When it comes to estate planning for elderly residents of New York, there are lots of critical issues to address. From asset division to establishing trusts to determining advance health care preferences for life-sustaining methods, end-of-life planning documents cover a variety of important topics. When handling estate law and asset protection for the elderly, though, it can be just as important to consider what might be considered softer issues, the non-financial concerns that arise for seniors in their later years.

Many of these matters, such as the specific distribution of physical possessions, can be easily addressed in legally binding document with a New York estate planning lawyer. With other concerns though, many find it preferable to discuss them ahead of time with loved ones before documenting them in writing, such as preferences for end-of-life care and life-support. Even if an individual decides not to discuss his or her choices ahead of time, it’s advisable to make sure family members know how to access the essential legal documents and the name of the estate planning attorney.

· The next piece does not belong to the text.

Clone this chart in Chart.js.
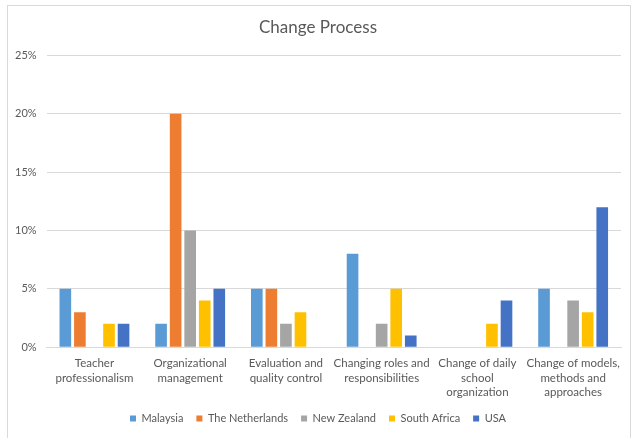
<!DOCTYPE html>
<html>
<head>
<meta charset="utf-8">
<script src="https://cdn.jsdelivr.net/npm/chart.js@4"></script>
<style>
html,body{margin:0;padding:0;background:#fff;}
#wrap{width:635px;height:438px;position:relative;}
</style>
</head>
<body>
<div id="wrap"><canvas id="c" width="635" height="438"></canvas></div>
<script>
const categories = [
  ["Teacher", "professionalism"],
  ["Organizational", "management"],
  ["Evaluation and", "quality control"],
  ["Changing roles and", "responsibilities"],
  ["Change of daily", "school", "organization"],
  ["Change of models,", "methods and", "approaches"]
];
const malaysia = [5, 2, 5, 8, 0, 5];
const netherlands = [3, 20, 5, 0, 0, 0];
const newZealand = [0, 10, 2, 2, 0, 4];
const southAfrica = [2, 4, 3, 5, 2, 3];
const usa = [2, 5, 0, 1, 4, 12];
const yTicks = [0, 5, 10, 15, 20, 25];

const FONT = "Lato, 'Open Sans', sans-serif";
const TXT = "#595959";

const borderPlugin = {
  id: 'border',
  beforeDraw(chart) {
    const ctx = chart.ctx;
    ctx.save();
    ctx.fillStyle = '#fff';
    ctx.fillRect(0, 0, chart.width, chart.height);
    ctx.strokeStyle = '#d9d9d9';
    ctx.lineWidth = 1;
    ctx.strokeRect(7.5, 5.5, 623, 440);
    ctx.restore();
  }
};

function ds(label, data, color) {
  return { label, data, backgroundColor: color, borderWidth: 0,
    barPercentage: 0.8, categoryPercentage: 0.76 };
}

new Chart(document.getElementById('c'), {
  type: 'bar',
  data: {
    labels: categories,
    datasets: [
      ds('Malaysia', malaysia, '#5B9BD5'),
      ds('The Netherlands', netherlands, '#ED7D31'),
      ds('New Zealand', newZealand, '#A5A5A5'),
      ds('South Africa', southAfrica, '#FFC000'),
      ds('USA', usa, '#4472C4')
    ]
  },
  options: {
    responsive: false,
    animation: false,
    layout: { padding: { left: 15, right: 14, top: 9, bottom: 4 } },
    plugins: {
      title: {
        display: true, text: 'Change Process', color: TXT,
        font: { family: FONT, size: 17, weight: 'normal' },
        padding: { top: 8, bottom: 18 }
      },
      legend: {
        position: 'bottom',
        labels: {
          color: TXT, boxWidth: 6, boxHeight: 6, padding: 13,
          font: { family: FONT, size: 11 }
        }
      },
      tooltip: { enabled: false }
    },
    scales: {
      x: {
        afterFit(axis) { axis.height -= 9; },
        grid: { display: false, drawTicks: false },
        border: { display: true, color: '#d9d9d9' },
        ticks: { color: TXT, font: { family: FONT, size: 11.5, lineHeight: 1.27 }, maxRotation: 0, autoSkip: false, padding: 9 }
      },
      y: {
        min: 0, max: 25,
        afterFit(axis) { axis.width -= 10; },
        afterBuildTicks(axis) { axis.ticks = yTicks.map(v => ({ value: v })); },
        grid: { color: '#d9d9d9', drawTicks: false },
        border: { display: false },
        ticks: { color: TXT, font: { family: FONT, size: 11 }, padding: 10,
          callback: v => v + '%' }
      }
    }
  },
  plugins: [borderPlugin]
});
</script>
</body>
</html>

Some of the softer issues elderly individuals may want to consider addressing include their feelings regarding dementia, such as whether they would prefer in-home care or moving to a facility that would remove stress from family caregivers? Along a similar vein is establishing the senior individual’s attitudes toward end-of-life care, in regard to quality of life and living will directives. Additionally, while it may seem a cliché to some, many people’s pets are like family members; for those concerned, estate planning can establish details for continued pet care after an owner’s passing.

Even preferences for funeral arrangements can be formally established in advance. A New York estate planning lawyer can also help an individual detail the disposition of possessions that may have personal meaning, helping specific assets remain in the family or ensuring heirlooms are not sold. Whatever the concern, an attorney with experience in estate law and asset protection will likely be able to address it.